Le projet français de biocarburants de deuxième génération Futurol vient d’entrer en phase d’industrialisation. Cinq unités de biocarburants 2G à l’échelle industrielle sont actuellement en service dans le monde. Le développement de ces agrocarburants produits à partir de la ligno-cellulose des plantes suscite des craintes sur le plan environnemental. Il faudra en particulier s’assurer de gérer au mieux la matière première. Sous réserve que ce soit le cas, l’Union européenne a une belle carte industrielle à jouer.
Le projet de bioéthanol de deuxième génération (2G) Futurol vient d’entrer dans la phase d’industrialisation, ont annoncé début juin ses 11 partenaires1. Une unité à grande échelle devrait être mise en service en 2016 sur le site Tereos de Bucy-le-Long (Aisne). Objectif : démontrer que le procédé Futurol fonctionne à l’échelle industrielle, ce qui permettra ensuite de le commercialiser.

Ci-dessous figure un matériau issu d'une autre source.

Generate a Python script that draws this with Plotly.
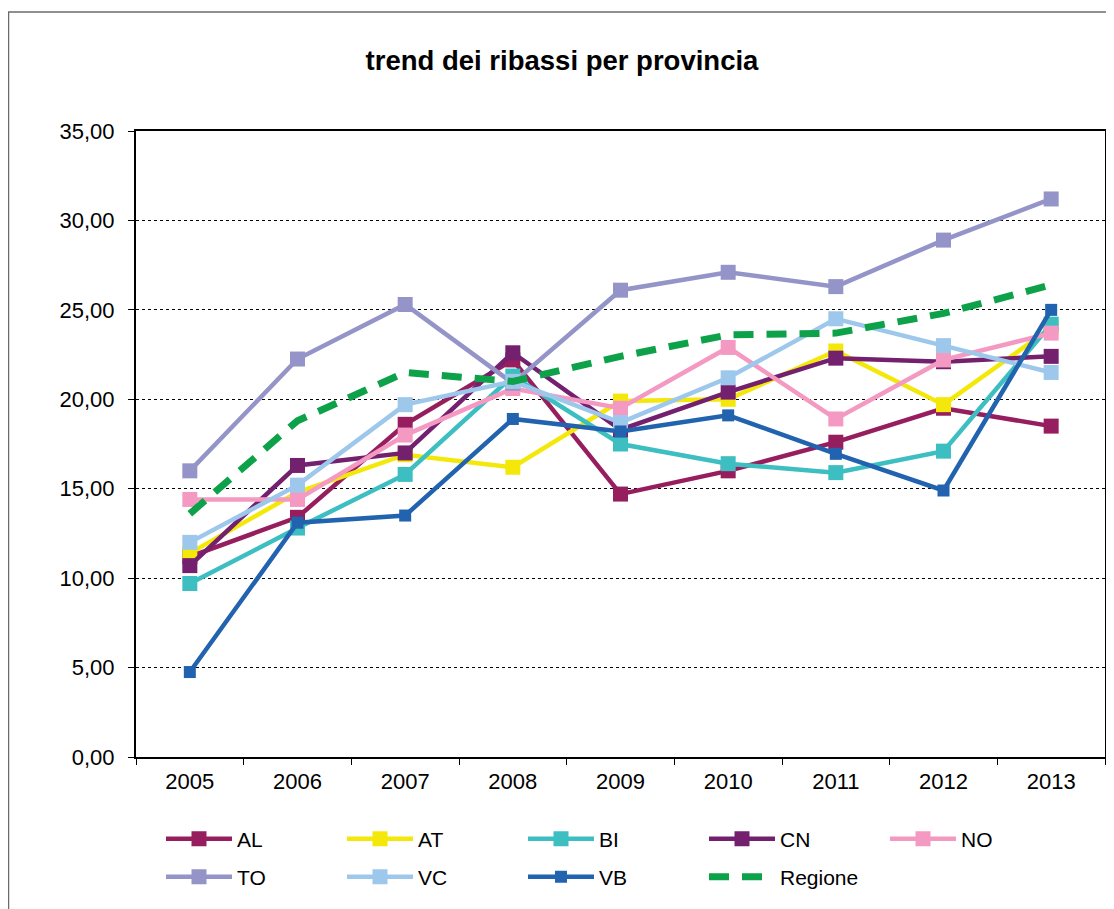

L’industrialisation des biocarburants 2G est donc en marche. Au niveau mondial, 5 unités de taille industrielle fonctionnent déjà : une en Italie (la première à avoir été mise en service, en 2013), trois aux États-Unis et une au Brésil.
L’intérêt des biocarburants 2G ? Ils exploitent la ligno-cellulose des plantes, non comestible. Ils n’entrent donc pas en concurrence avec les productions alimentaires, contrairement au biogazole et au bioéthanol de 1ère génération.
Certains défenseurs de l’environnement s’inquiètent néanmoins de leur développement : "Que ce soit dans le nucléaire, les OGM (organismes génétiquement modifiés) ou les biocarburants, les industriels parlent toujours de nouvelles générations pour rassurer face à des évolutions techniques posant problème. Mais les nouvelles générations n’apportent généralement aucune amélioration réelle", estime Christian Berdot, de l’ONG Les Amis de la Terre.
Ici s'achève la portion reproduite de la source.